В числе грандиозных задач создания новой, социалистической культуры пред нами поставлена и задача организации языка, очищения его от паразитивного хлама. Именно к этому сводится одна из главнейших задач нашей советской литературы. Неоспоримая ценность дореволюционной литературы в том, что, начиная с Пушкина, наши классики отобрали из речевого хаоса наиболее точные, яркие, веские слова и создали тот «великий, прекрасный язык», служить дальнейшему развитию которого Тургенев умолял Льва Толстого. Не надо забывать, что наша страна разноязычна неизмеримо более, чем любая из стран Европы, и что, разноязычная по языкам, она должна быть идеологически единой.

Здесь я снова вынужден сказать несколько слов о Ф.Панферове — человеке, который стоит во главе журнала и учит молодых писателей, сам будучи, видимо, не способен или не желая учиться. В предисловии к сборнику «Наше поколение» он пишет о «нытиках и людях, рабски преданных классическому прошлому», о людях, «готовых за пару неудачных фраз положить на костёр любую современную книгу». Он утверждает, что «после постановления ЦК писатели пошли, как плотва», что «молодое поколение идёт в литературу твёрдой поступью, несёт в литературу плоть и кровь наших детей». Какой смысл имеет фраза: «молодое поколение несёт в литературу плоть и кровь наших детей»? Что значит «классическое прошлое»? Почему Панферов утверждает в предисловии к сборнику «Наше поколение», что «марксизм — стена»? Я утверждаю, что эти слова сказаны человеком, который не отдаёт себе отчёта в смысле того, что он говорит. «Плотва» — рыбёшка мелкая и невкусная, многие молодые люди идут в литературу, как в «отхожий промысел», и смотрят на неё как на лёгкий труд. Такое отношение к литературе упрямо внушается молодым людям наставниками и «учителями жизни» типа Панферова. Неосновательно захваливая, преждевременно печатая сочинения начинающих авторов, учители наносят вред и литературе и авторам. В нашей стране каждый боец должен быть хорошо грамотным человеком, и «вожди», которые создают себе армию из неучей, вождями не будут.

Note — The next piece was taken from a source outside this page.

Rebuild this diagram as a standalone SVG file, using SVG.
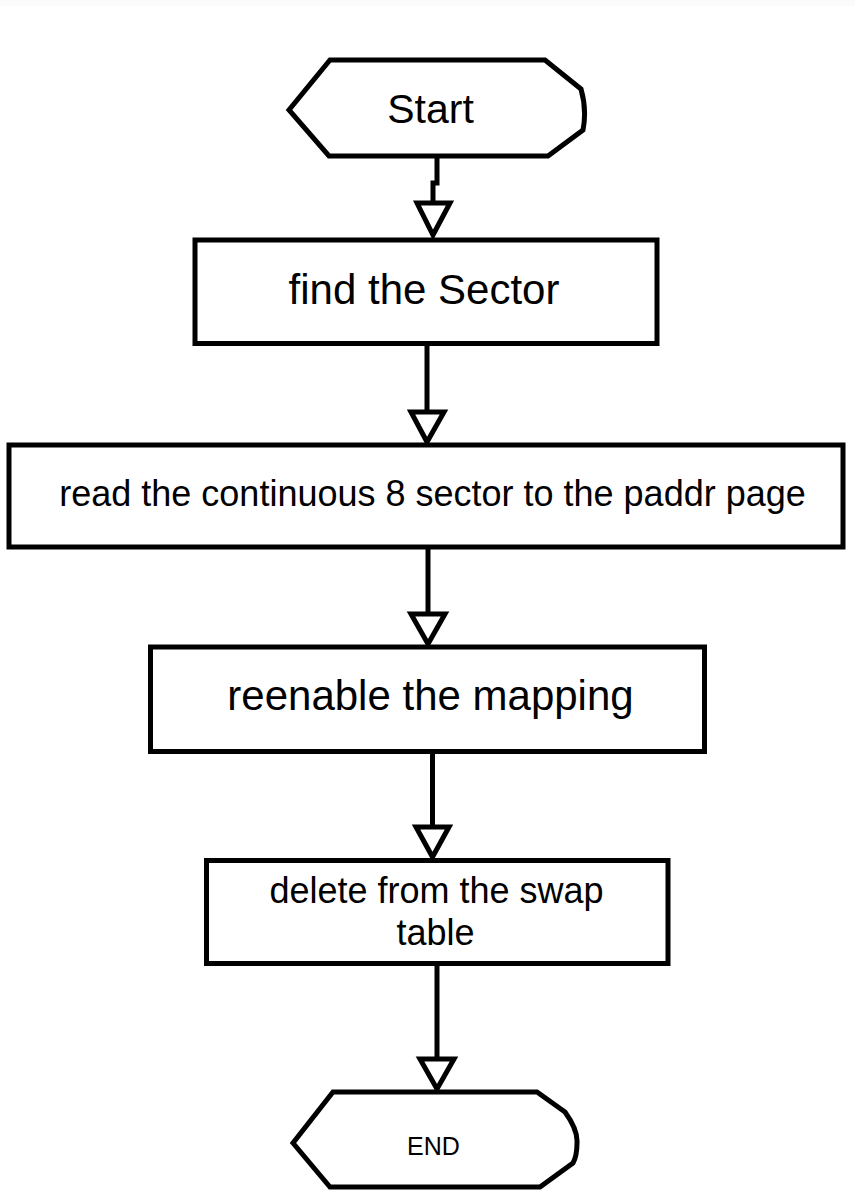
<svg xmlns="http://www.w3.org/2000/svg" width="855" height="1196" viewBox="0 0 855 1196">
<style>
.shape{fill:#fff;stroke:#000;stroke-width:5;stroke-linejoin:miter}
.line{fill:none;stroke:#000;stroke-width:5}
.head{fill:#fff;stroke:#000;stroke-width:5;stroke-linejoin:miter}
.t{font-family:"Liberation Sans",Arial,sans-serif;fill:#000;text-anchor:middle}
.big{font-size:41px}
.big2{font-size:42px}
.mid{font-size:36px}
.small{font-size:25px}
</style>
<rect x="0" y="0" width="855" height="1196" fill="#fff"/>
<rect x="0" y="0" width="855" height="6" fill="#fbfbfb"/>
<g id="connectors">
<polyline class="line" points="437,156 437,183 433,183 433,205"/>
<polygon class="head" points="417,203 450,203 433,235"/>
<line class="line" x1="427" y1="343" x2="427" y2="412"/>
<polygon class="head" points="411,412 444,412 427,442"/>
<line class="line" x1="428" y1="548" x2="428" y2="614"/>
<polygon class="head" points="411,614 445,614 428,644"/>
<line class="line" x1="432.5" y1="751" x2="432.5" y2="827"/>
<polygon class="head" points="416,827 449,827 432.5,857"/>
<line class="line" x1="437" y1="963" x2="437" y2="1059"/>
<polygon class="head" points="420,1059 454,1059 437,1089"/>
</g>
<g id="start">
<path class="shape" d="M330,60 L545,60 L581,89 Q587,110 583,130 L548,156 L329,156 L289,110 Z"/>
<text class="t big" x="430.5" y="123">Start</text>
</g>
<g id="find">
<rect class="shape" x="195" y="240" width="462" height="103.5"/>
<text class="t big2" x="424" y="304">find the Sector</text>
</g>
<g id="read">
<rect class="shape" x="9" y="445" width="834" height="102"/>
<text class="t mid" x="432.5" y="506">read the continuous 8 sector to the paddr page</text>
</g>
<g id="reenable">
<rect class="shape" x="150.5" y="647" width="554" height="104.5"/>
<text class="t big2" x="430.5" y="710">reenable the mapping</text>
</g>
<g id="delete">
<rect class="shape" x="206.5" y="860.5" width="461.5" height="103"/>
<text class="t mid" x="436.5" y="903">delete from the swap</text>
<text class="t mid" x="435.5" y="945">table</text>
</g>
<g id="end">
<path class="shape" d="M333,1092 L537,1092 L565,1112 Q578,1130 577,1143 Q577,1156 573,1163 L540,1187 L330,1187 L293,1143 Z"/>
<text class="t small" x="433.5" y="1155">END</text>
</g>
</svg>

Борьба за очищение книг от «неудачных фраз» так же необходима, как и борьба против речевой бессмыслицы. С величайшим огорчением приходится указать, что в стране, которая так успешно — в общем — восходит на высшую ступень культуры, язык речевой обогатился такими нелепыми словечками и поговорками, как, например: «мура», «буза», «волынить», «шамать», «дай пять», «на большой палец с присыпкой», «на ять» и т. д. и т. п.

Мура — это чёрствый хлеб, толчёный в ступке или протёртый сквозь тёрку, смешанный с луком, политый конопляным маслом и разбавленный квасом; буза — опьяняющий напиток; волынка — музыкальный инструмент, на котором можно играть и в быстром темпе; ять, как известно, — буква, вычеркнутая из алфавита. Зачем нужны эти словечки и поговорки?

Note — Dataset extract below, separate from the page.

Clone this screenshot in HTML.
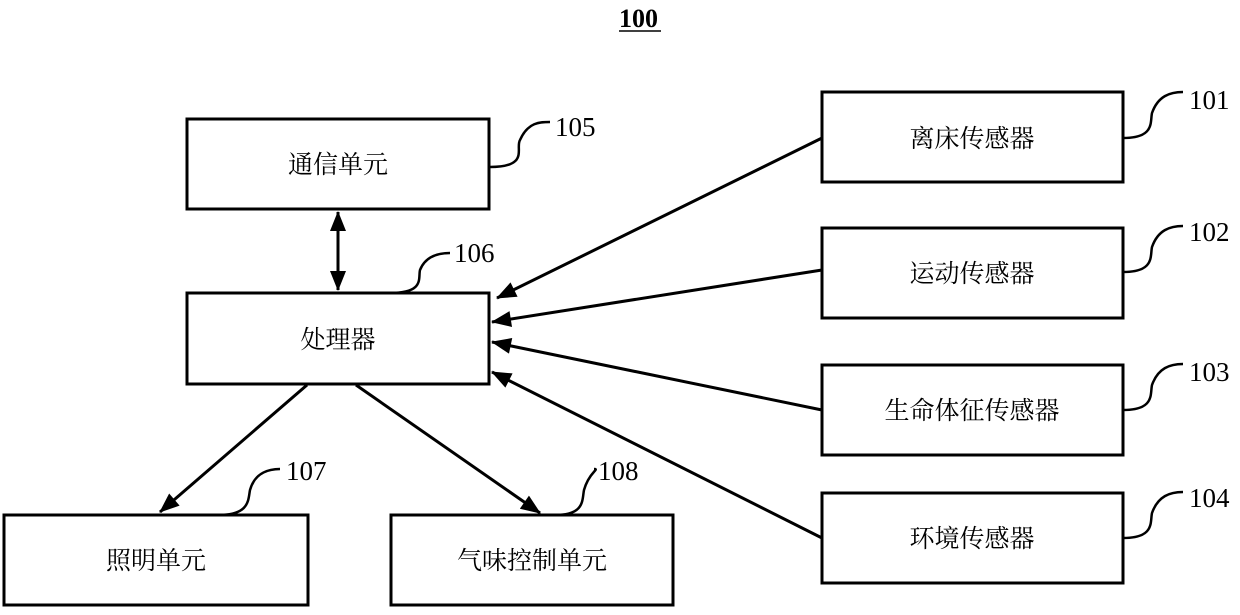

Надобно помнить, что в словах заключены понятия, организованные долговечным трудовым опытом, и что одно дело — критическая проверка смысла слова, другое — искажение смысла, вызванное сознательным или бессознательным стремлением исказить смысл идеи, враждебность которой почувствована. Борьба за чистоту, за смысловую точность, за остроту языка есть борьба за орудие культуры. Чем острее это орудие, чем более точно направлено — тем оно победоносней. Именно поэтому одни всегда стремятся притуплять язык, другие — оттачивать его.